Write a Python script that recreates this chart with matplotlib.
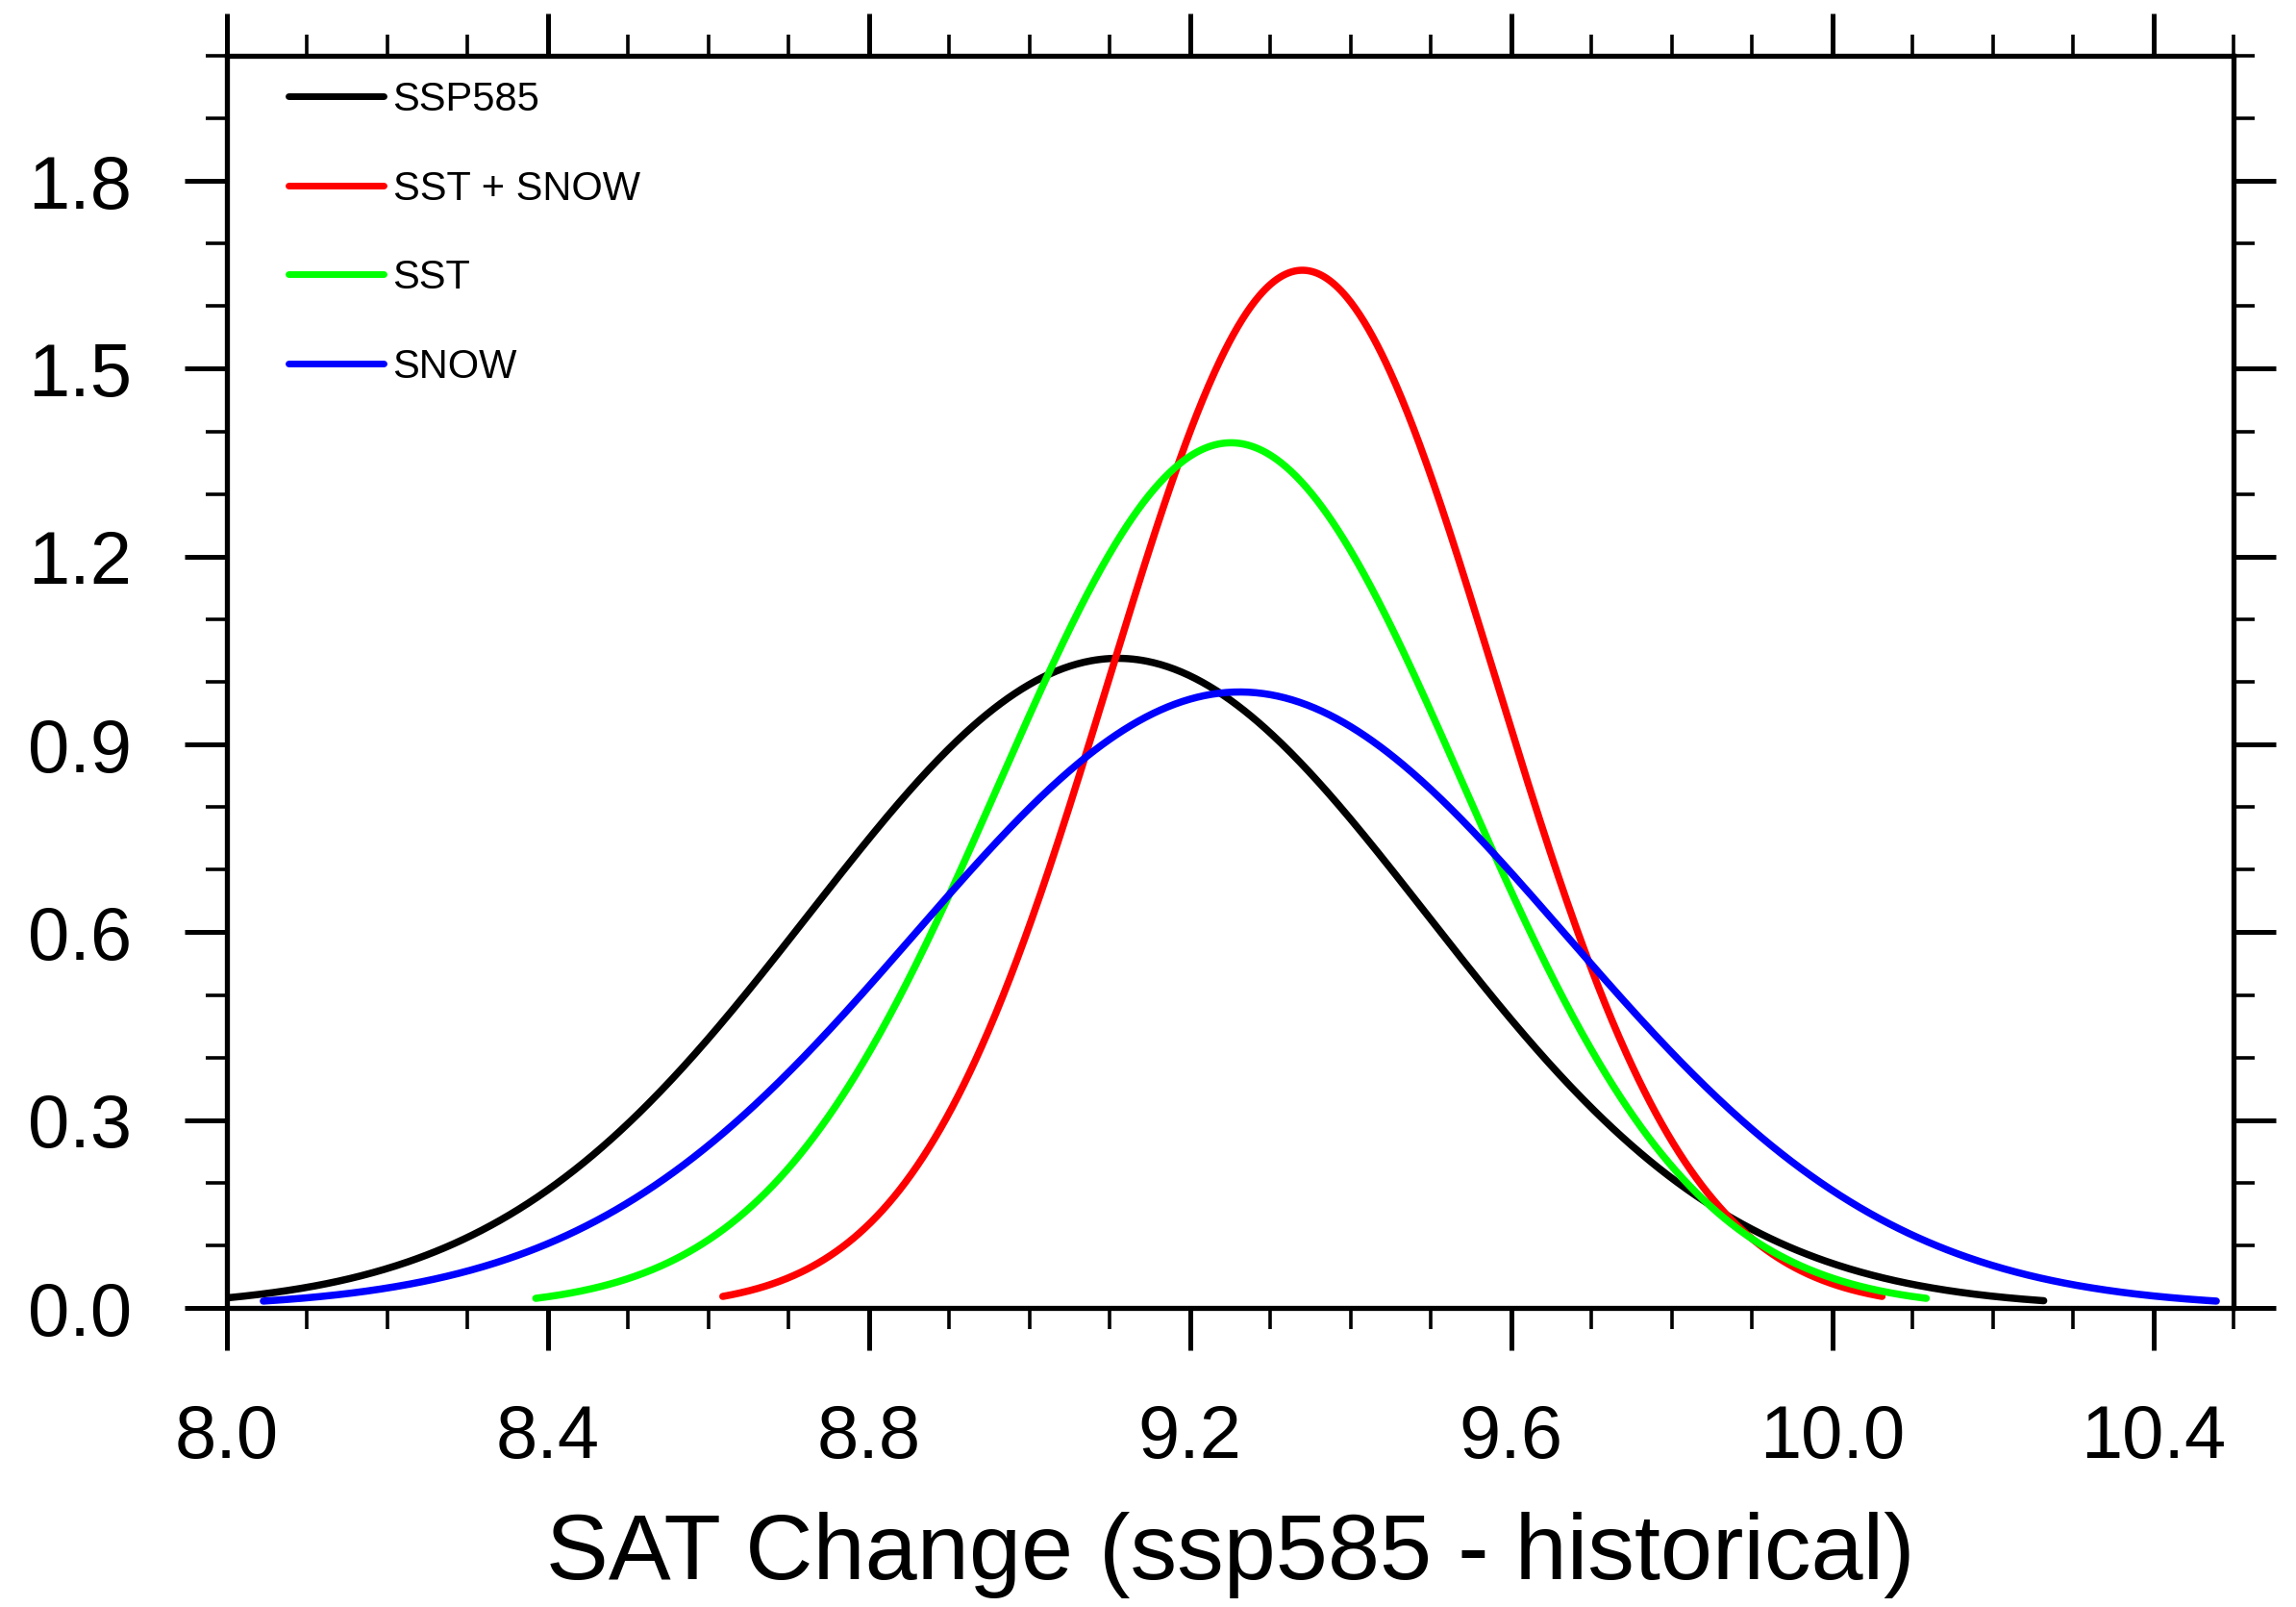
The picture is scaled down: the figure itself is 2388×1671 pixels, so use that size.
import numpy as np
import matplotlib
matplotlib.use("Agg")
import matplotlib.pyplot as plt
from matplotlib.ticker import MultipleLocator, FormatStrFormatter

# Fitted normal distributions of the SAT change for each experiment
labels = ["SSP585", "SST + SNOW", "SST", "SNOW"]
colors = ["#000000", "#FF0000", "#00FF00", "#0000FF"]
means = [9.110, 9.340, 9.251, 9.262]
stds = [0.3845, 0.2407, 0.2887, 0.4055]
n_sigma = 3.0  # each PDF is drawn over mean +/- 3 standard deviations

x_ticks = [8.0, 8.4, 8.8, 9.2, 9.6, 10.0, 10.4]
y_ticks = [0.0, 0.3, 0.6, 0.9, 1.2, 1.5, 1.8]
x_label = "SAT Change (ssp585 - historical)"

plt.rcParams["font.family"] = ["Liberation Sans", "DejaVu Sans"]

fig = plt.figure(figsize=(23.88, 16.71), dpi=100)
ax = fig.add_axes([0.0988, 0.1861, 0.8740, 0.7792])

for lab, col, mu, sd in zip(labels, colors, means, stds):
    x = np.linspace(mu - n_sigma * sd, mu + n_sigma * sd, 800)
    pdf = np.exp(-0.5 * ((x - mu) / sd) ** 2) / (sd * np.sqrt(2.0 * np.pi))
    ax.plot(x, pdf, color=col, lw=5.4, label=lab, solid_capstyle="round")

ax.set_xlim(8.0, 10.5)
ax.set_ylim(0.0, 2.0)
ax.set_xticks(x_ticks)
ax.set_yticks(y_ticks)
ax.xaxis.set_major_formatter(FormatStrFormatter("%.1f"))
ax.yaxis.set_major_formatter(FormatStrFormatter("%.1f"))
ax.xaxis.set_minor_locator(MultipleLocator(0.1))
ax.yaxis.set_minor_locator(MultipleLocator(0.1))

for s in ax.spines.values():
    s.set_linewidth(3.8)

ax.tick_params(which="both", direction="out", top=True, right=True,
               labeltop=False, labelright=False)
ax.tick_params(which="major", length=32, width=3.6, labelsize=56, pad=39)
ax.tick_params(which="minor", length=16, width=2.6)

ax.set_xlabel(x_label, fontsize=70, labelpad=29)

leg = ax.legend(loc="upper left", bbox_to_anchor=(0.0306, 0.980),
                frameon=False, fontsize=30, handlelength=2.39,
                handletextpad=0.22, labelspacing=1.26, borderpad=0,
                borderaxespad=0)
for h in leg.get_lines():
    h.set_linewidth(5.0)

fig.savefig("out.png", dpi=100)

━━━━━━━━━━━━━━━━━━━━━━━━━━━━━━

- **PROBLEM TO WORK ON**: Retype, exactly and in full, the lines above from the one containing "The picture is" through the one containing "ax = fig.add_axes([0.0988, 0.1861, 0.8740, 0.7792])".

- **EXPECTED ANSWER**:
The picture is scaled down: the figure itself is 2388×1671 pixels, so use that size.
import numpy as np
import matplotlib
matplotlib.use("Agg")
import matplotlib.pyplot as plt
from matplotlib.ticker import MultipleLocator, FormatStrFormatter

# Fitted normal distributions of the SAT change for each experiment
labels = ["SSP585", "SST + SNOW", "SST", "SNOW"]
colors = ["#000000", "#FF0000", "#00FF00", "#0000FF"]
means = [9.110, 9.340, 9.251, 9.262]
stds = [0.3845, 0.2407, 0.2887, 0.4055]
n_sigma = 3.0  # each PDF is drawn over mean +/- 3 standard deviations

x_ticks = [8.0, 8.4, 8.8, 9.2, 9.6, 10.0, 10.4]
y_ticks = [0.0, 0.3, 0.6, 0.9, 1.2, 1.5, 1.8]
x_label = "SAT Change (ssp585 - historical)"

plt.rcParams["font.family"] = ["Liberation Sans", "DejaVu Sans"]

fig = plt.figure(figsize=(23.88, 16.71), dpi=100)
ax = fig.add_axes([0.0988, 0.1861, 0.8740, 0.7792])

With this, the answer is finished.